**TASK REQUIREMENTS:**
Give the data below again exactly as written, without its pictures.

**SUPPLIED DATA:**
↓

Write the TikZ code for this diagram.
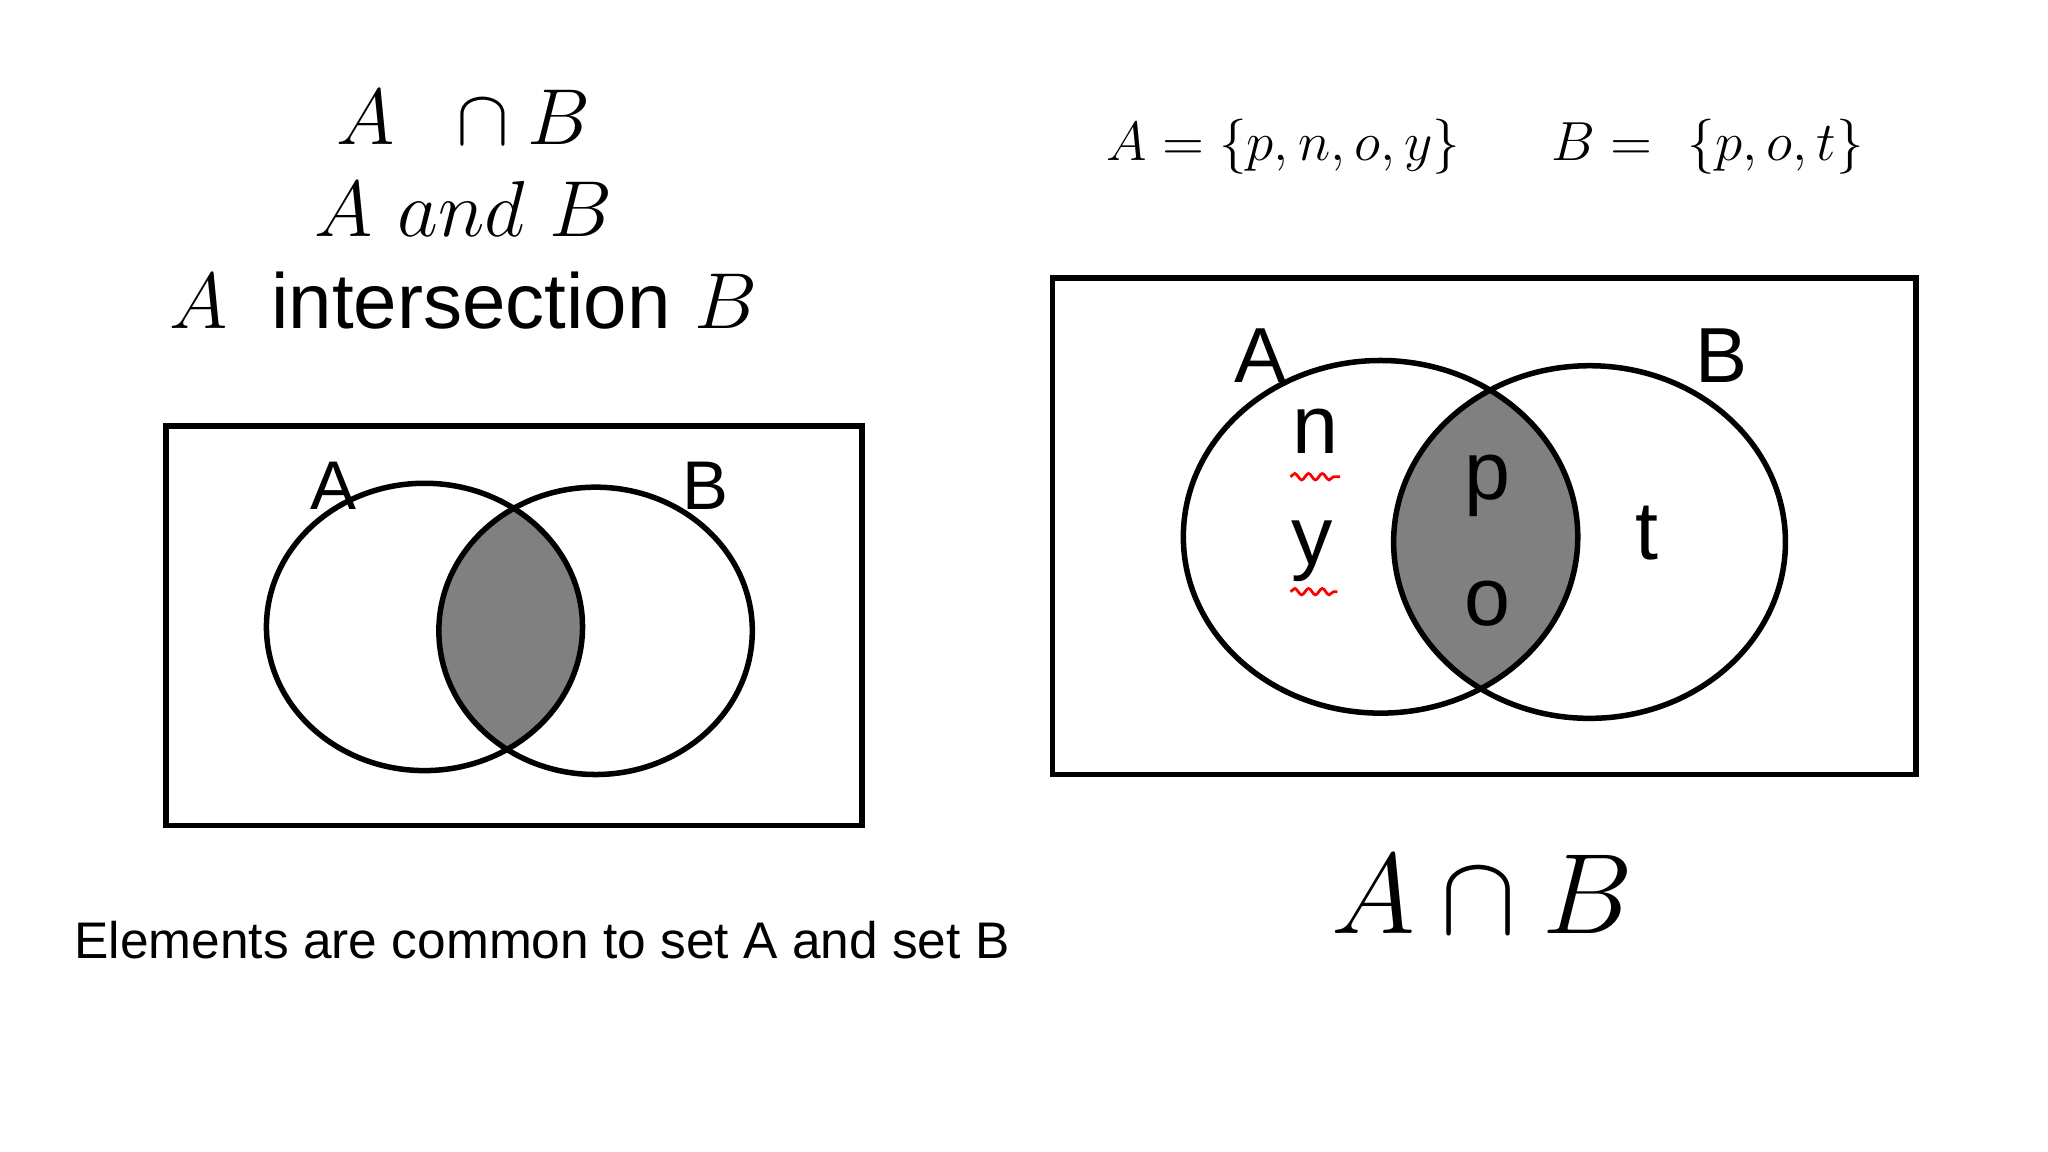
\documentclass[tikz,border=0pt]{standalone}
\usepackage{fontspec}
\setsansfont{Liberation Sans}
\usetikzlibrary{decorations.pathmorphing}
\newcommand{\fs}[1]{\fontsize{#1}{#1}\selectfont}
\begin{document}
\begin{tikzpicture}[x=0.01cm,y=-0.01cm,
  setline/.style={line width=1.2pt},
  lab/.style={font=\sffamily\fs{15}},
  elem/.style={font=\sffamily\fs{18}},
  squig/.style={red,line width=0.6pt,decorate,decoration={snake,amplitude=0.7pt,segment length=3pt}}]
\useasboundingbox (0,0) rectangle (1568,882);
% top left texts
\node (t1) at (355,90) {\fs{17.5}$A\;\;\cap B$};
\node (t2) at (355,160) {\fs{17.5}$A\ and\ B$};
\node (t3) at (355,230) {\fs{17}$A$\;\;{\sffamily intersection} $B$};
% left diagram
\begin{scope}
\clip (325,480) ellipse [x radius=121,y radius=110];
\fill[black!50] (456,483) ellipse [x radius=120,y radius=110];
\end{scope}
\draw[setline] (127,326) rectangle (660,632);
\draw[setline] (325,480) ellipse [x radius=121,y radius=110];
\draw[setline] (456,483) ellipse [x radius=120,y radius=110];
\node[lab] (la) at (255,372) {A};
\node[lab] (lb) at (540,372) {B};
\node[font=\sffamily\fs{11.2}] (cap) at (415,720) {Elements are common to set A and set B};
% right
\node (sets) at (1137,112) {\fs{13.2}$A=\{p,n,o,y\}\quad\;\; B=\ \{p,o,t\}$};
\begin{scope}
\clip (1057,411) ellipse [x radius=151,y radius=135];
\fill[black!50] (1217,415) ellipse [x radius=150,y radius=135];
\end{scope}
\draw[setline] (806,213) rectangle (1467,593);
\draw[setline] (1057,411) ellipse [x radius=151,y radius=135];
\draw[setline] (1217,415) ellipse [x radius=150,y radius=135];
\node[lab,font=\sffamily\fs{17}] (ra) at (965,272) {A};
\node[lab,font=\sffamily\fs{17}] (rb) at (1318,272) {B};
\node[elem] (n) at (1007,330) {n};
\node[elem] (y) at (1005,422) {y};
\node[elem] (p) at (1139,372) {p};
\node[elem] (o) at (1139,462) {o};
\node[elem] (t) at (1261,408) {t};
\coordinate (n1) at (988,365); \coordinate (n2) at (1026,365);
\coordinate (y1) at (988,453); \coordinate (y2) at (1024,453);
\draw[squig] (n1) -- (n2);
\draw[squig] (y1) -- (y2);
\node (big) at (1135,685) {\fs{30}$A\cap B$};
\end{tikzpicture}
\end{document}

↑

**OUTPUT:**
Write the TikZ code for this diagram.
\documentclass[tikz,border=0pt]{standalone}
\usepackage{fontspec}
\setsansfont{Liberation Sans}
\usetikzlibrary{decorations.pathmorphing}
\newcommand{\fs}[1]{\fontsize{#1}{#1}\selectfont}
\begin{document}
\begin{tikzpicture}[x=0.01cm,y=-0.01cm,
  setline/.style={line width=1.2pt},
  lab/.style={font=\sffamily\fs{15}},
  elem/.style={font=\sffamily\fs{18}},
  squig/.style={red,line width=0.6pt,decorate,decoration={snake,amplitude=0.7pt,segment length=3pt}}]
\useasboundingbox (0,0) rectangle (1568,882);
% top left texts
\node (t1) at (355,90) {\fs{17.5}$A\;\;\cap B$};
\node (t2) at (355,160) {\fs{17.5}$A\ and\ B$};
\node (t3) at (355,230) {\fs{17}$A$\;\;{\sffamily intersection} $B$};
% left diagram
\begin{scope}
\clip (325,480) ellipse [x radius=121,y radius=110];
\fill[black!50] (456,483) ellipse [x radius=120,y radius=110];
\end{scope}
\draw[setline] (127,326) rectangle (660,632);
\draw[setline] (325,480) ellipse [x radius=121,y radius=110];
\draw[setline] (456,483) ellipse [x radius=120,y radius=110];
\node[lab] (la) at (255,372) {A};
\node[lab] (lb) at (540,372) {B};
\node[font=\sffamily\fs{11.2}] (cap) at (415,720) {Elements are common to set A and set B};
% right
\node (sets) at (1137,112) {\fs{13.2}$A=\{p,n,o,y\}\quad\;\; B=\ \{p,o,t\}$};
\begin{scope}
\clip (1057,411) ellipse [x radius=151,y radius=135];
\fill[black!50] (1217,415) ellipse [x radius=150,y radius=135];
\end{scope}
\draw[setline] (806,213) rectangle (1467,593);
\draw[setline] (1057,411) ellipse [x radius=151,y radius=135];
\draw[setline] (1217,415) ellipse [x radius=150,y radius=135];
\node[lab,font=\sffamily\fs{17}] (ra) at (965,272) {A};
\node[lab,font=\sffamily\fs{17}] (rb) at (1318,272) {B};
\node[elem] (n) at (1007,330) {n};
\node[elem] (y) at (1005,422) {y};
\node[elem] (p) at (1139,372) {p};
\node[elem] (o) at (1139,462) {o};
\node[elem] (t) at (1261,408) {t};
\coordinate (n1) at (988,365); \coordinate (n2) at (1026,365);
\coordinate (y1) at (988,453); \coordinate (y2) at (1024,453);
\draw[squig] (n1) -- (n2);
\draw[squig] (y1) -- (y2);
\node (big) at (1135,685) {\fs{30}$A\cap B$};
\end{tikzpicture}
\end{document}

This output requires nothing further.